Aykut Kocaman'ın ailesinin ilk defa maça gelmesi ve böyle kötü bir gece yaşaması şüphesiz ki gurur kırıcıydı. Hoca çağrılara kulak verdi, istifasını verdi. Gelmesi gerektiği zamanda gelmişti, gitmesini düşündüğü zamanda gitmek istediğini söyledi. İstifası çok tartışıldı. Bence takım için kötü, hoca ve taraftar için iyi bir karardı. Nedenlerine geleyim.

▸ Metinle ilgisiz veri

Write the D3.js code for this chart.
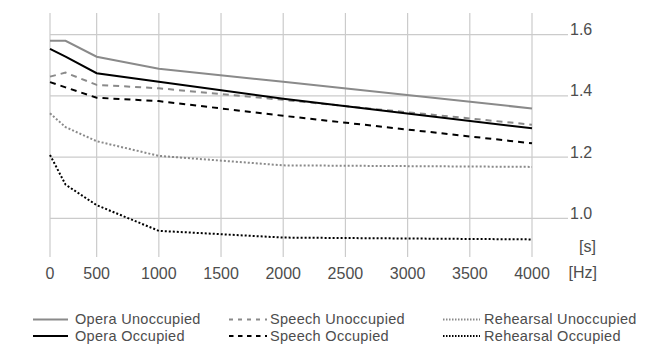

Takım için kötü olmasının sebebi, Aykut Kocaman en kötü günde dimdik ayakta duran ve takımı dimdik ayakta tutan insandı. Koskoca Fenerbahçe Aykut Kocaman'ın omuzlarındaydı. Ayrıca devre arası yapılan hoca değişikliğinin, çok alternatif olmadığı için de takımın tüm sezon çöpe atması olduğunu düşünüyordum. İyi tarafları ise; hoca çok yıprandı ve yoruldu. Bu yorgunluğu performansını çok etkiliyor. Taraftar da hocayı yıpratan bir tutum sergiliyor. Taraftar da yıprandı. Yeni Malatya sonrası Aykut Kocaman'ın arkasında büyük bir destek vardı. Ancak Karabükspor sonrası bu desteği bulması zor... Benim gönlümden geçen, hocanın ömür boyu takımda kalmasıydı ancak şu şartlarda istifasını da geriye almışken; sezon sonu takımı şampiyon yapıp bırakmasıdır. Takımın her ne kadar kötü ötesi performans göstermiş olsalar da karakterli oyunculardan kurulu olduğunu bilmek ve hocaya olan desteklerini görmek beni şampiyonluk için umutlandırıyor.